Where does neutral orchestration fit above the payments layer?

Neutral orchestration sits at Layer 4, directly above the payments layer, and routes flows across issuers, chains, custodians, and payments vendors without taking a position in any of them. The case for a neutral orchestration layer gets sharper, not softer, when the payments layer below it consolidates into a smaller number of network-owned vendors.

Eco operates at that orchestration layer. It is not a payments product and not a card network. It is the layer that decides, for a given stablecoin flow, which issuer to mint or redeem against, which transport to move on, which custody endpoint to settle into, and which payments vendor to hand off to at the end. When the payments layer was fragmented among independents, the orchestration layer mostly arbitrated between rails. When the payments layer becomes a small number of network-owned vendors, the orchestration layer also arbitrates between networks. That is a more valuable position, not a less valuable one.

The broader frame for how this fits with custody and apps lives in Stablecoin Custodians and Orchestrators, and the issuer-layer detail underneath it lives in USDC Issuer Deep Dive. The primary versus secondary market mechanics that determine where flows touch the issuer in the first place are covered in Primary vs Secondary Stablecoin Markets.

How should an institutional buyer read this acquisition?

An institutional buyer should read the Mastercard BVNK acquisition as a signal that the apps and payments layer is maturing into a network-owned layer, and adjust vendor strategy accordingly. The payments-layer choice becomes a network alignment choice. The orchestration-layer choice becomes the place to preserve neutrality across networks.

Practically, that means three things. Continue evaluating BVNK, Stripe, Bridge, and other payments-layer vendors on the dimensions in the matrix above, with the understanding that ownership is now part of the diligence. Resist consolidating orchestration into any single payments vendor's stack, because that collapses the layer that preserves routing flexibility. And when modeling counterparty risk, treat the payments layer and the orchestration layer as separate decisions, with separate contracts and separate exit conditions.

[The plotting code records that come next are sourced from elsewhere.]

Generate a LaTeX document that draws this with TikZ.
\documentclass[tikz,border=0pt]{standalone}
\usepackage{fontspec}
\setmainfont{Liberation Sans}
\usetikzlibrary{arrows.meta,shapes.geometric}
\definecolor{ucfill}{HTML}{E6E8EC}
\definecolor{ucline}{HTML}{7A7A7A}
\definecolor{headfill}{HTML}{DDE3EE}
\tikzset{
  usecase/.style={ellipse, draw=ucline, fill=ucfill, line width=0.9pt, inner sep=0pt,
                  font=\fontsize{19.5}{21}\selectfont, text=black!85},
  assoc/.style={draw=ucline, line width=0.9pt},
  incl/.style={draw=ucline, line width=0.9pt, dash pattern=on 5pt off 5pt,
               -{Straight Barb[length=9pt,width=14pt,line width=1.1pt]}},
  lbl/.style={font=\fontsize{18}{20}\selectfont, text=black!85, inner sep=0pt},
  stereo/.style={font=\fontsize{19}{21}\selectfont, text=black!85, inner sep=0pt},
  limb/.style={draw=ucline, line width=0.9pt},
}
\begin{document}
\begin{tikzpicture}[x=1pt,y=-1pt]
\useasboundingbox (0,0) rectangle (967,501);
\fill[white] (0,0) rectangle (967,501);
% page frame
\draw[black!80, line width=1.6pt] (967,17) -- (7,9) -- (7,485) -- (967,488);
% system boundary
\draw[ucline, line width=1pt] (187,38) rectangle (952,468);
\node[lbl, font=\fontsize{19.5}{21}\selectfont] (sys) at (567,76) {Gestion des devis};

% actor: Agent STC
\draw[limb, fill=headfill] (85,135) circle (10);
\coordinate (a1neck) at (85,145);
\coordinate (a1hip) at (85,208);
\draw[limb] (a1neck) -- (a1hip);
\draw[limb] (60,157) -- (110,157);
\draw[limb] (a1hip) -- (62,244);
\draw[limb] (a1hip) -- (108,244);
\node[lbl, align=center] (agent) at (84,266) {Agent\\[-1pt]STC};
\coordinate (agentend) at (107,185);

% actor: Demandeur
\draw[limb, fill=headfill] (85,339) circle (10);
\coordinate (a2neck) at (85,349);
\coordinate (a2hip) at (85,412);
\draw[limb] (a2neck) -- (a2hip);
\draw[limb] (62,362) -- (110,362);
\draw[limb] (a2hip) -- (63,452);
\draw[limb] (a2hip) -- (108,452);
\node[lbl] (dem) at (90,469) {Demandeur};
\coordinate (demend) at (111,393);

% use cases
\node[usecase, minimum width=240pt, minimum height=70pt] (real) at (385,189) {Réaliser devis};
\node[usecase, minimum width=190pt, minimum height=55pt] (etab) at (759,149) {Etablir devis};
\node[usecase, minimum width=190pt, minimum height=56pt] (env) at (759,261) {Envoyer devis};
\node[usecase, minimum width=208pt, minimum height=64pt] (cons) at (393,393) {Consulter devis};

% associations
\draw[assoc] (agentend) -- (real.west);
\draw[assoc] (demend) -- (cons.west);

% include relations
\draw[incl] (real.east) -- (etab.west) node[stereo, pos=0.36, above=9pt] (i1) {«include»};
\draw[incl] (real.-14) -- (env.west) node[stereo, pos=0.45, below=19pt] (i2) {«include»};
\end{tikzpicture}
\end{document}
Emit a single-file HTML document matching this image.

The stablecoin stack is settling into a shape that looks more like traditional payments: issuers, transports, custody, orchestration, and apps, each with their own market dynamics. The Mastercard BVNK deal is one of the cleanest signals yet that this shape is what institutional buyers should plan against.

Methodology and sources

This article references the Mar 17, 2026 announcement of Mastercard's agreement to acquire BVNK for up to $1.8 billion as covered by Bloomberg, CNBC, the Wall Street Journal, Fintech Futures, and PYMNTS. BVNK product positioning is drawn from bvnk.com and BVNK's published materials. Stripe stablecoin payment chain coverage is drawn from Stripe's stablecoin payments documentation. Bridge product positioning is drawn from bridge.xyz and Stripe's acquisition announcement. The 5-layer stablecoin stack model is used consistently across this knowledge base.